In World War II Italy, an eccentric Jewish man attempts to build a life for himself even as the Nazis move in and start sending people to concentration camps.

I get the impression that this is actually one of those films that you love or you hate. The main pull of this film is the fact that Benigni's protagonist uses his capacity for impressive feats of imagination in order to defend his young son from the horrors of being in a concentration camp. Of course, it takes half the film to actually reach this point, with the first half being the introduction of a bunch of characters who do or do not play a part in the much more important second half. The first half is easy to write off as some whimsical period-piece farce as Benigni's character bumbles his way through a pre-WWII city and manages to befriend or anger a number of characters through his childish but supposedly endearing antics (such as faking his way through being a Nazi educator or winning over his love interest on the basis of the other townspeople's predictable habits). The tendency to rely on convenient coincidences as proof of some greater magic serves the narrative well but its execution isn't particularly entertaining.

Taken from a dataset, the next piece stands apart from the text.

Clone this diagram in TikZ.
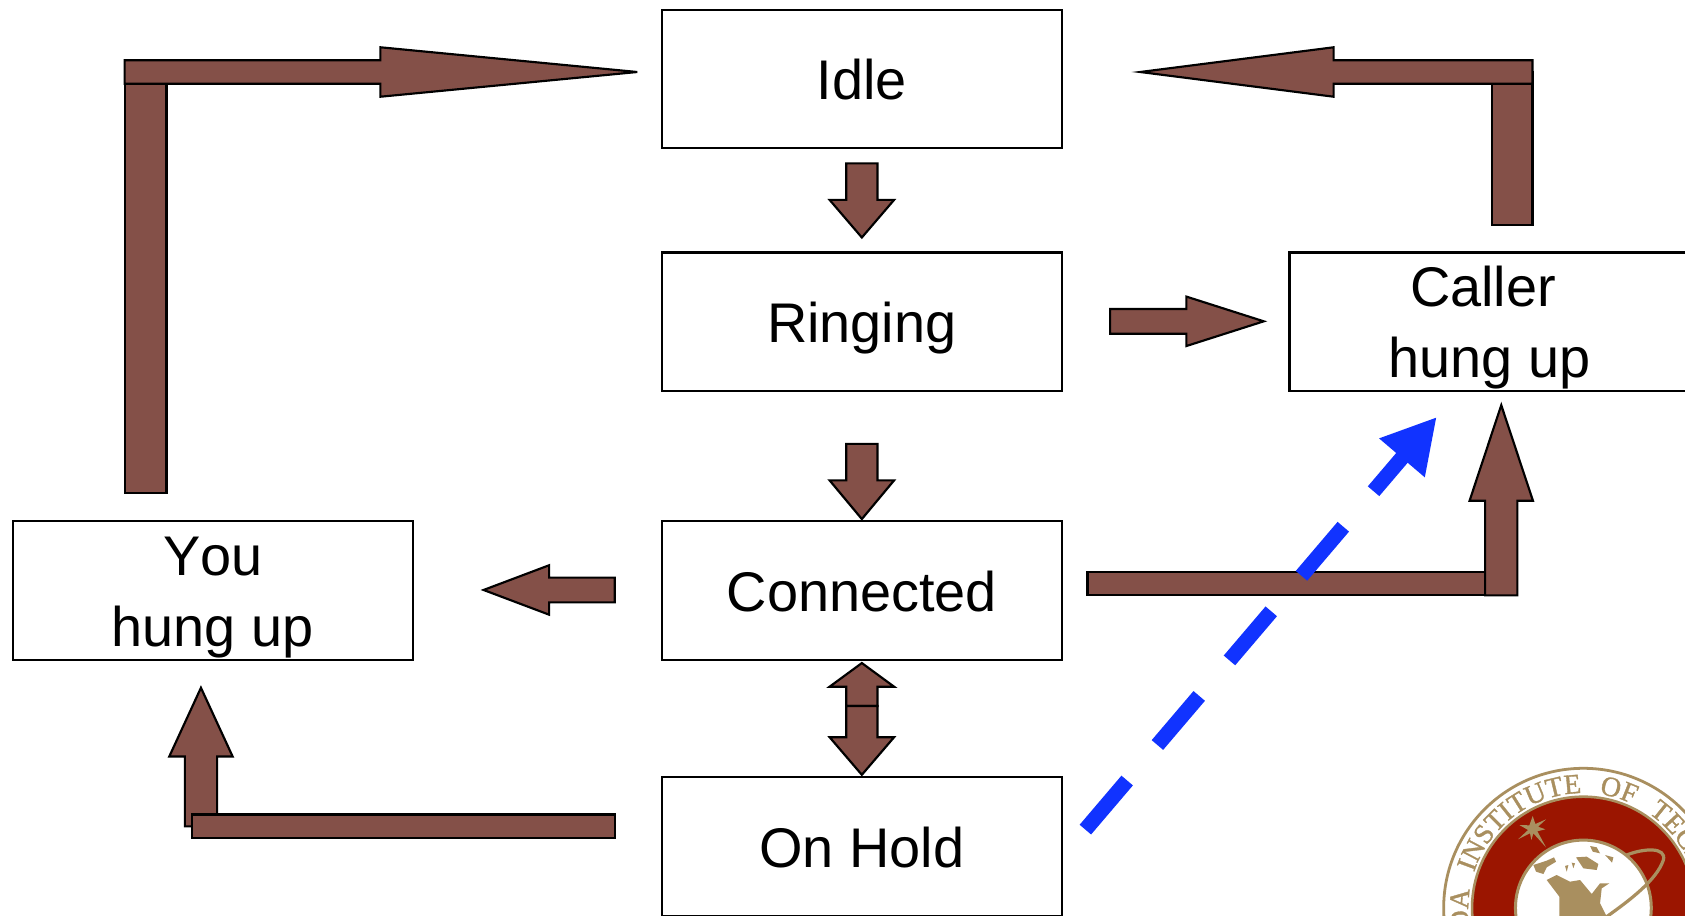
\documentclass[tikz,border=0pt]{standalone}
\usepackage{fontspec}
\setmainfont[Kerning=Off]{Liberation Sans}
\newfontfamily\logoserif[WordSpace=2.5,FakeBold=1.2]{Liberation Serif}
\usetikzlibrary{calc,arrows.meta,decorations.text}
\definecolor{blockbrown}{HTML}{845048}
\definecolor{dashblue}{HTML}{1133FF}
\definecolor{logogold}{HTML}{A98F5F}
\definecolor{logored}{HTML}{9B1500}
\tikzset{
  statebox/.style={draw=black,fill=white,line width=1pt,inner sep=0pt,minimum width=186pt,minimum height=64.5pt,font=\fontsize{26pt}{31pt}\selectfont},
  blockstyle/.style={draw=black,fill=blockbrown,line width=1pt},
  bluedash/.style={draw=dashblue,line width=7pt,dash pattern=on 30pt off 21.7pt},
  goldfill/.style={fill=logogold,draw=none},
}
\newcommand\boxline[2]{\makebox[0pt]{\raisebox{#1}[0pt][0pt]{#2}}}
% from, tip, shaft half width, head half width, head length (in picture units)
\newcommand\blockarrow[5]{%
  \path ($(#2)!#5*0.5pt!(#1)$) coordinate (hb);
  \draw[blockstyle] ($(#1)!#3*0.5pt!90:(#2)$) -- ($(hb)!#3*0.5pt!90:(#2)$) -- ($(hb)!#4*0.5pt!90:(#2)$) -- (#2)
    -- ($(hb)!#4*0.5pt!-90:(#2)$) -- ($(hb)!#3*0.5pt!-90:(#2)$) -- ($(#1)!#3*0.5pt!-90:(#2)$) -- cycle;
}
\begin{document}
\begin{tikzpicture}[x=0.5pt,y=-0.5pt]
\clip (0,0) rectangle (1568,851.5);
\fill[white] (0,0) rectangle (1568,851.5);

% state boxes
\node[statebox] (idle) at (802,73.5) {\boxline{-9.7pt}{Idle}};
\node[statebox] (ringing) at (802,299.5) {\boxline{-9.7pt}{Ringing}};
\node[statebox] (connected) at (802,549.5) {\boxline{-9.7pt}{Connected}};
\node[statebox] (onhold) at (802,787.5) {\boxline{-9.7pt}{On Hold}};
\node[statebox] (you) at (198,549.5) {\boxline{7pt}{You}\boxline{-26pt}{hung up}};
\node[statebox] (caller) at (1386,299.5) {\boxline{7pt}{Caller\hspace*{6pt}}\boxline{-26pt}{hung up}};

% connector end points
\coordinate (youBarA) at (116,67);
\coordinate (youBarB) at (155,459);
\coordinate (youHeadS) at (116,67);
\coordinate (youHeadT) at (593,67);
\coordinate (callBarA) at (1388,67);
\coordinate (callBarB) at (1426,209.5);
\coordinate (callHeadS) at (1426,67);
\coordinate (callHeadT) at (1061,67);
\coordinate (irS) at (802,152);
\coordinate (irT) at (802,221);
\coordinate (rcS) at (802,413);
\coordinate (rcT) at (802,483);
\coordinate (rchS) at (1033,299);
\coordinate (rchT) at (1176,299);
\coordinate (cyS) at (572,549);
\coordinate (cyT) at (450,549);
\coordinate (chMid) at (802,657);
\coordinate (chDown) at (802,721);
\coordinate (chUp) at (802,617);
\coordinate (ccA) at (1012,532);
\coordinate (ccB) at (1397,554);
\coordinate (ccS) at (1397,554);
\coordinate (ccT) at (1397,377);
\coordinate (hyS) at (187,769);
\coordinate (hyT) at (187,640);
\coordinate (hyA) at (179,758);
\coordinate (hyB) at (572,780);
\coordinate (dashS) at (1010,772);
\coordinate (dashT) at (1337,388);

% elbow: You hung up -> Idle
\draw[blockstyle] (youBarA) rectangle (youBarB);
\blockarrow{youHeadS}{youHeadT}{11}{23}{239}
% elbow: Caller hung up -> Idle
\draw[blockstyle] (callBarA) rectangle (callBarB);
\blockarrow{callHeadS}{callHeadT}{11}{23}{180}
% straight
\blockarrow{irS}{irT}{14.5}{30}{35}
\blockarrow{rcS}{rcT}{14.5}{30}{36}
\blockarrow{rchS}{rchT}{11.5}{23}{72}
\blockarrow{cyS}{cyT}{11.5}{23}{61}
% Connected <-> On Hold
\blockarrow{chMid}{chUp}{14.5}{30}{22}
\blockarrow{chMid}{chDown}{14.5}{30}{35}
% elbow: Connected -> Caller
\draw[blockstyle] (ccA) rectangle (ccB);
\blockarrow{ccS}{ccT}{15}{29.5}{89}
% elbow: On Hold -> You
\blockarrow{hyS}{hyT}{15}{29.5}{64}
\draw[blockstyle] (hyA) rectangle (hyB);
% dashed blue
\draw[bluedash,-{Triangle[length=25pt,width=26pt]}] (dashS) -- (dashT);

% logo
\begin{scope}[shift={(1302.8,688.6)},x=0.1551pt,y=-0.1551pt]
  \coordinate (logoc) at (550,504);
  \draw[logogold,line width=1.3pt,fill=white] (logoc) circle[radius=65pt];
  \draw[logogold,line width=1.2pt,fill=logored] (logoc) circle[radius=51.8pt];
  \draw[logogold,line width=1.4pt,fill=white] (logoc) circle[radius=31.6pt];
  % orbit
  \draw[logogold,line width=1.5pt,line cap=round] (680,345) .. controls (730,325) and (800,320) .. (790,360) .. controls (770,420) and (690,480) .. (620,530);
  % star
  \fill[logogold] (398,228) -- (406,252) -- (438,238) -- (414,260) -- (436,268) -- (412,274) -- (438,322) -- (400,280) -- (394,300) -- (390,280) -- (354,298) -- (384,270) -- (358,255) -- (388,256) -- cycle;
  % continents
  \path[goldfill] (400,375) -- (440,362) -- (462,352) -- (468,365) -- (440,382) -- (430,402) -- (408,395) -- cycle;
  \path[goldfill] (440,420) -- (470,405) -- (510,425) -- (540,420) -- (575,462) -- (600,430) -- (628,430) -- (605,445) -- (600,490) -- (620,530) -- (478,530) -- (478,470) -- cycle;
  \path[goldfill] (528,352) -- (560,350) -- (595,372) -- (590,390) -- (550,385) -- cycle;
  \path[goldfill] (570,318) -- (590,322) -- (600,340) -- (578,335) -- cycle;
  \path[goldfill] (615,345) -- (640,352) -- (636,368) -- cycle;
  \path[goldfill] (495,378) -- (505,375) -- (500,395) -- cycle;
  \path[goldfill] (515,368) -- (525,370) -- (520,385) -- cycle;
\end{scope}
\path[decorate,decoration={text along path,text align={left},
   text={|\fontsize{13pt}{13pt}\logoserif\color{logogold}|FLORIDA INSTITUTE OF TECHNOLOGY}}]
   ($(logoc)+(231:53.5pt)$) arc[start angle=231,end angle=-100,radius=53.5pt];
\end{tikzpicture}
\end{document}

The second half is where the film supposedly takes off as Benigni and his family end up in a concentration camp. The premise involving Benigni pretending that being in the camp is an elaborate game for the sake of his son's innocence has some potential but there's something about Benigni's desperately manic energy that ironically doesn't quite sell it. The idea seems to be to make the light-hearted tone of the film's first half translate in part to its much more serious second half but the end result is too tonally inconsistent to take seriously. Not even a certain event happening late in the film that required me to rewind the DVD just to make sure it actually happened was enough to make me reconsider how I wasn't particularly impressed with this film's progression. While technically decent, it doesn't always work as either a comedy or a drama.